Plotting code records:
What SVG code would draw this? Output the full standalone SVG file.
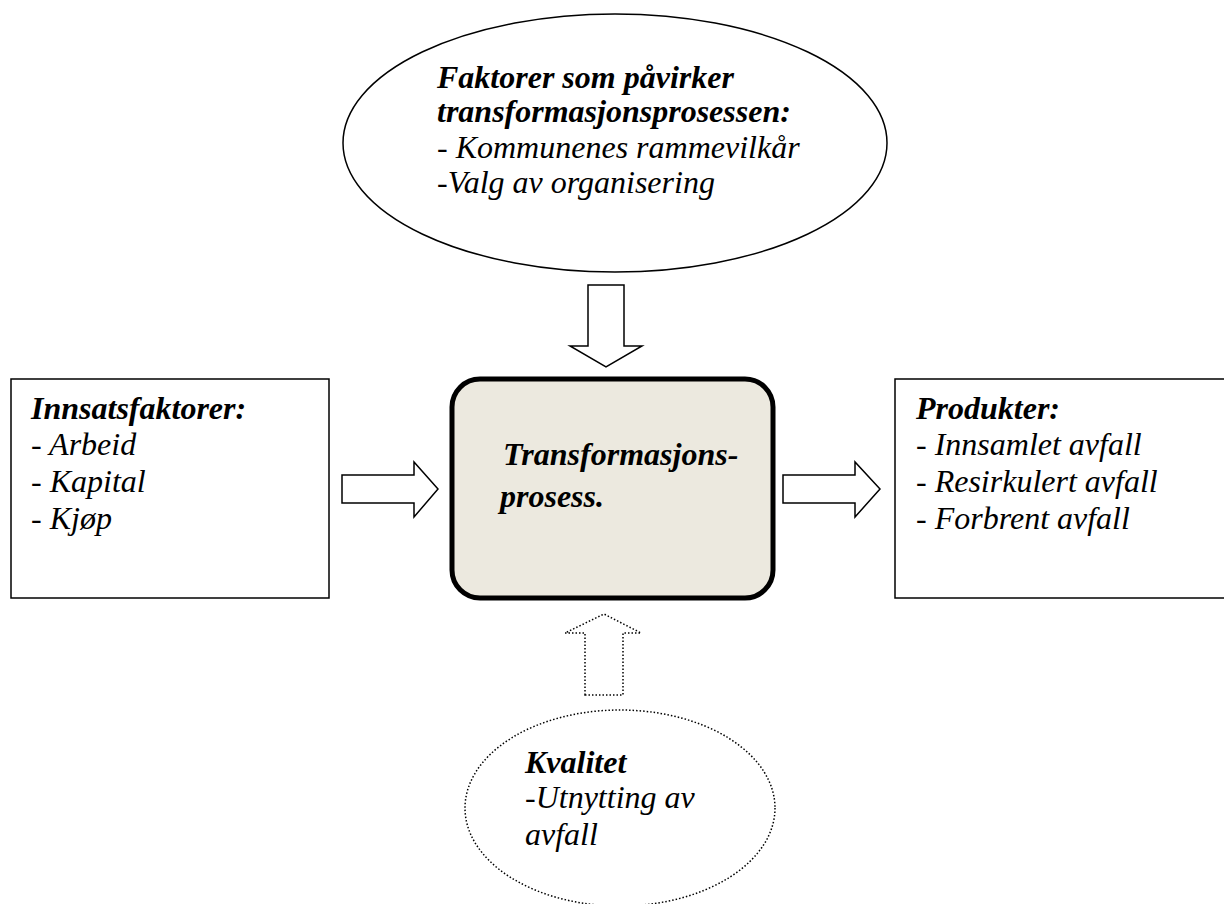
<svg xmlns="http://www.w3.org/2000/svg" width="1224" height="904" viewBox="0 0 1224 904">
<style>
text{font-family:'Liberation Serif','DejaVu Serif','Noto Serif',serif;font-style:italic;font-size:32px;fill:#000}
.b{font-weight:bold}
.solid{fill:#fff;stroke:#000;stroke-width:1.5}
.dot{fill:#fff;stroke:#000;stroke-width:1.5;stroke-dasharray:1.5 2}
</style>
<rect width="1224" height="904" fill="#fff"/>
<g id="factors">
<ellipse class="solid" cx="615" cy="143" rx="272" ry="129"/>
<text x="437" y="88" class="b">Faktorer som påvirker</text>
<text x="437" y="122" class="b">transformasjonsprosessen:</text>
<text x="437" y="158">- Kommunenes rammevilkår</text>
<text x="437" y="193">-Valg av organisering</text>
</g>
<g id="inputs">
<rect class="solid" x="11" y="379" width="318" height="219"/>
<text x="31" y="419" class="b">Innsatsfaktorer:</text>
<text x="31" y="455">- Arbeid</text>
<text x="31" y="492">- Kapital</text>
<text x="31" y="529">- Kjøp</text>
</g>
<g id="process">
<rect x="452" y="379" width="321" height="219" rx="28" fill="#ECE9DF" stroke="#000" stroke-width="5"/>
<text x="503" y="465" class="b">Transformasjons-</text>
<text x="500" y="507" class="b">prosess.</text>
</g>
<g id="products">
<rect class="solid" x="895" y="379" width="335" height="219"/>
<text x="916" y="419" class="b">Produkter:</text>
<text x="916" y="455">- Innsamlet avfall</text>
<text x="916" y="492">- Resirkulert avfall</text>
<text x="916" y="529">- Forbrent avfall</text>
</g>
<g id="quality">
<ellipse class="dot" cx="620" cy="808" rx="155" ry="98"/>
<text x="525" y="773" class="b">Kvalitet</text>
<text x="525" y="808">-Utnytting av</text>
<text x="525" y="845">avfall</text>
</g>
<g id="connectors">
<path class="solid" d="M588 285 H624 V346 H642 L606 367 L570 346 H588 Z"/>
<path class="solid" d="M342 475 H414 V462 L438 489 L414 517 V503 H342 Z"/>
<path class="solid" d="M783 475 H855 V462 L880 489 L855 517 V503 H783 Z"/>
<path class="dot" d="M585 695 V633 H565 L604 614 L641 633 H623 V695 Z"/>
</g>
</svg>
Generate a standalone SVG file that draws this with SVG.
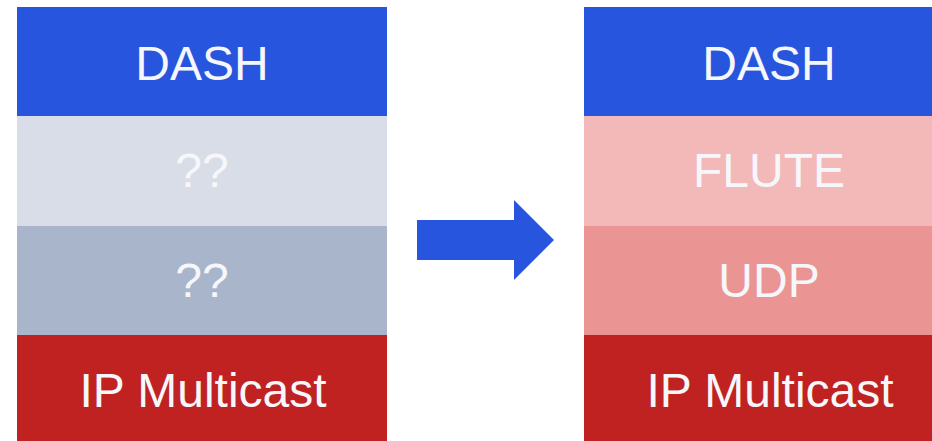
<svg xmlns="http://www.w3.org/2000/svg" width="932" height="441" viewBox="0 0 932 441">
  <style>
    .lbl { font-family: "Liberation Sans", Arial, sans-serif; font-size: 48px; fill: #F6F7FB; text-anchor: middle; }
    .blue { fill: #2855DE; }
    .red { fill: #C02222; }
  </style>
  <rect width="932" height="441" fill="#FFFFFF"/>

  <!-- Left protocol stack -->
  <g id="left-dash">
    <rect class="blue" x="17" y="7" width="370" height="109.5"/>
    <text class="lbl" x="202" y="80">DASH</text>
  </g>
  <g id="left-unknown-1">
    <rect x="17" y="116" width="370" height="110" fill="#D9DDE8"/>
    <text class="lbl" x="202" y="187">??</text>
  </g>
  <g id="left-unknown-2">
    <rect x="17" y="226" width="370" height="109.5" fill="#A9B5CA"/>
    <text class="lbl" x="202" y="297">??</text>
  </g>
  <g id="left-ip-multicast">
    <rect class="red" x="17" y="335" width="370" height="106"/>
    <text class="lbl" x="203" y="407">IP Multicast</text>
  </g>

  <!-- Transition arrow -->
  <g id="connectors">
    <polygon class="blue" points="417,220 514,220 514,200 554,240 514,280 514,260 417,260"/>
  </g>

  <!-- Right protocol stack -->
  <g id="right-dash">
    <rect class="blue" x="584" y="7" width="370" height="109.5"/>
    <text class="lbl" x="769" y="80">DASH</text>
  </g>
  <g id="right-flute">
    <rect x="584" y="116" width="370" height="110" fill="#F3B8B8"/>
    <text class="lbl" x="769" y="187">FLUTE</text>
  </g>
  <g id="right-udp">
    <rect x="584" y="226" width="370" height="109.5" fill="#EA9594"/>
    <text class="lbl" x="769" y="297">UDP</text>
  </g>
  <g id="right-ip-multicast">
    <rect class="red" x="584" y="335" width="370" height="106"/>
    <text class="lbl" x="770" y="407">IP Multicast</text>
  </g>
</svg>
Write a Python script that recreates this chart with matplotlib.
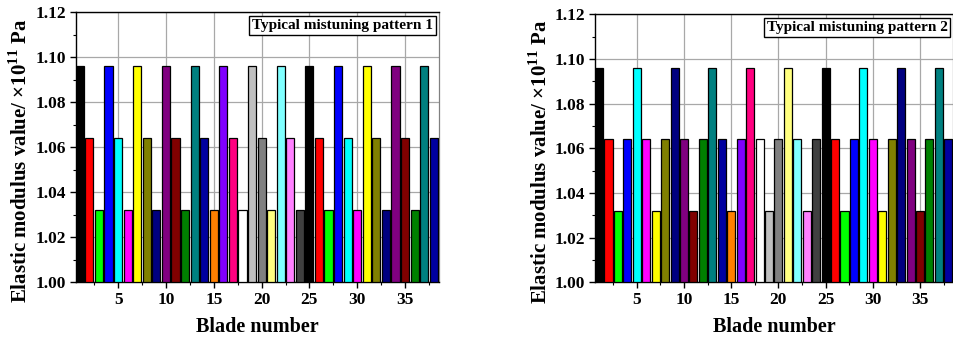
"""Elastic modulus of each blade for two typical mistuning patterns."""

import matplotlib
matplotlib.use('Agg')
import matplotlib.pyplot as plt
from matplotlib.ticker import MultipleLocator, FormatStrFormatter

blades = list(range(1, 39))

# Origin default colour cycle (24 colours, repeated)
origin_colors = [
    '#000000', '#FF0000', '#00FF00', '#0000FF', '#00FFFF', '#FF00FF',
    '#FFFF00', '#808000', '#000080', '#800080', '#800000', '#008000',
    '#008080', '#0000A0', '#FF8000', '#8000FF', '#FF0080', '#FFFFFF',
    '#C0C0C0', '#808080', '#FFFF80', '#80FFFF', '#FF80FF', '#404040',
]

pattern1 = [
    1.096, 1.064, 1.032, 1.096, 1.064, 1.032, 1.096, 1.064, 1.032, 1.096,
    1.064, 1.032, 1.096, 1.064, 1.032, 1.096, 1.064, 1.032, 1.096, 1.064,
    1.032, 1.096, 1.064, 1.032, 1.096, 1.064, 1.032, 1.096, 1.064, 1.032,
    1.096, 1.064, 1.032, 1.096, 1.064, 1.032, 1.096, 1.064,
]

pattern2 = [
    1.096, 1.064, 1.032, 1.064, 1.096, 1.064, 1.032, 1.064, 1.096, 1.064,
    1.032, 1.064, 1.096, 1.064, 1.032, 1.064, 1.096, 1.064, 1.032, 1.064,
    1.096, 1.064, 1.032, 1.064, 1.096, 1.064, 1.032, 1.064, 1.096, 1.064,
    1.032, 1.064, 1.096, 1.064, 1.032, 1.064, 1.096, 1.064,
]

titles = ['Typical mistuning pattern 1', 'Typical mistuning pattern 2']

plt.rcParams['font.family'] = ['Liberation Serif', 'DejaVu Serif']
plt.rcParams['font.weight'] = 'bold'
plt.rcParams['mathtext.fontset'] = 'custom'
plt.rcParams['mathtext.rm'] = 'Liberation Serif:bold'
plt.rcParams['mathtext.bf'] = 'Liberation Serif:bold'


def draw_panel(ax, values, title):
    colors = [origin_colors[i % len(origin_colors)] for i in range(len(values))]
    ax.bar(blades, [v - 1.0 for v in values], bottom=1.0, width=0.85,
           color=colors, edgecolor='black', linewidth=0.9, zorder=3)

    ax.set_xlim(0.57, 38.5)
    ax.set_ylim(1.0, 1.12)
    ax.xaxis.set_major_locator(MultipleLocator(5))
    ax.xaxis.set_minor_locator(MultipleLocator(2.5))
    ax.yaxis.set_major_locator(MultipleLocator(0.02))
    ax.yaxis.set_minor_locator(MultipleLocator(0.01))
    ax.yaxis.set_major_formatter(FormatStrFormatter('%.2f'))
    ax.set_xticks([5, 10, 15, 20, 25, 30, 35])

    ax.grid(True, which='major', color='#a8a8a8', linewidth=0.9, zorder=0)
    ax.tick_params(which='major', direction='out', length=4, width=1,
                   labelsize=12.5, pad=3)
    ax.tick_params(which='minor', direction='out', length=2.5, width=0.8)
    for lab in ax.get_xticklabels() + ax.get_yticklabels():
        lab.set_fontweight('bold')

    for side in ['left', 'bottom', 'top']:
        ax.spines[side].set_linewidth(1.0)
        ax.spines[side].set_color('black')
    ax.spines['right'].set_color('#808080')
    ax.spines['right'].set_linewidth(0.9)

    ax.set_xlabel('Blade number', fontsize=14.5, fontweight='bold', labelpad=6)
    ax.set_ylabel(r'Elastic modulus value/ $\times$10$^{11}$ Pa',
                  fontsize=15, fontweight='bold')
    ax.yaxis.set_label_coords(-0.12, 0.45)

    ax.text(0.985, 0.975, title, transform=ax.transAxes, ha='right', va='top',
            fontsize=11, fontweight='bold', zorder=5,
            bbox=dict(boxstyle='square,pad=0.18', facecolor='white',
                      edgecolor='black', linewidth=1.0))


fig = plt.figure(figsize=(9.54, 3.39), dpi=100)
ax1 = fig.add_axes([0.0794, 0.1667, 0.3803, 0.7970])
ax2 = fig.add_axes([0.6237, 0.1667, 0.3753, 0.7911])

draw_panel(ax1, pattern1, titles[0])
draw_panel(ax2, pattern2, titles[1])

fig.savefig('out.png', dpi=100)
plt.close(fig)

> TO DO
Return exactly the lines from the one with "Write a Python" to the one with "plt.rcParams['mathtext.bf'] = 'Liberation", both ends kept, and only those. Images are left out.

> FINAL RESULT
Write a Python script that recreates this chart with matplotlib.
"""Elastic modulus of each blade for two typical mistuning patterns."""

import matplotlib
matplotlib.use('Agg')
import matplotlib.pyplot as plt
from matplotlib.ticker import MultipleLocator, FormatStrFormatter

blades = list(range(1, 39))

# Origin default colour cycle (24 colours, repeated)
origin_colors = [
    '#000000', '#FF0000', '#00FF00', '#0000FF', '#00FFFF', '#FF00FF',
    '#FFFF00', '#808000', '#000080', '#800080', '#800000', '#008000',
    '#008080', '#0000A0', '#FF8000', '#8000FF', '#FF0080', '#FFFFFF',
    '#C0C0C0', '#808080', '#FFFF80', '#80FFFF', '#FF80FF', '#404040',
]

pattern1 = [
    1.096, 1.064, 1.032, 1.096, 1.064, 1.032, 1.096, 1.064, 1.032, 1.096,
    1.064, 1.032, 1.096, 1.064, 1.032, 1.096, 1.064, 1.032, 1.096, 1.064,
    1.032, 1.096, 1.064, 1.032, 1.096, 1.064, 1.032, 1.096, 1.064, 1.032,
    1.096, 1.064, 1.032, 1.096, 1.064, 1.032, 1.096, 1.064,
]

pattern2 = [
    1.096, 1.064, 1.032, 1.064, 1.096, 1.064, 1.032, 1.064, 1.096, 1.064,
    1.032, 1.064, 1.096, 1.064, 1.032, 1.064, 1.096, 1.064, 1.032, 1.064,
    1.096, 1.064, 1.032, 1.064, 1.096, 1.064, 1.032, 1.064, 1.096, 1.064,
    1.032, 1.064, 1.096, 1.064, 1.032, 1.064, 1.096, 1.064,
]

titles = ['Typical mistuning pattern 1', 'Typical mistuning pattern 2']

plt.rcParams['font.family'] = ['Liberation Serif', 'DejaVu Serif']
plt.rcParams['font.weight'] = 'bold'
plt.rcParams['mathtext.fontset'] = 'custom'
plt.rcParams['mathtext.rm'] = 'Liberation Serif:bold'
plt.rcParams['mathtext.bf'] = 'Liberation Serif:bold'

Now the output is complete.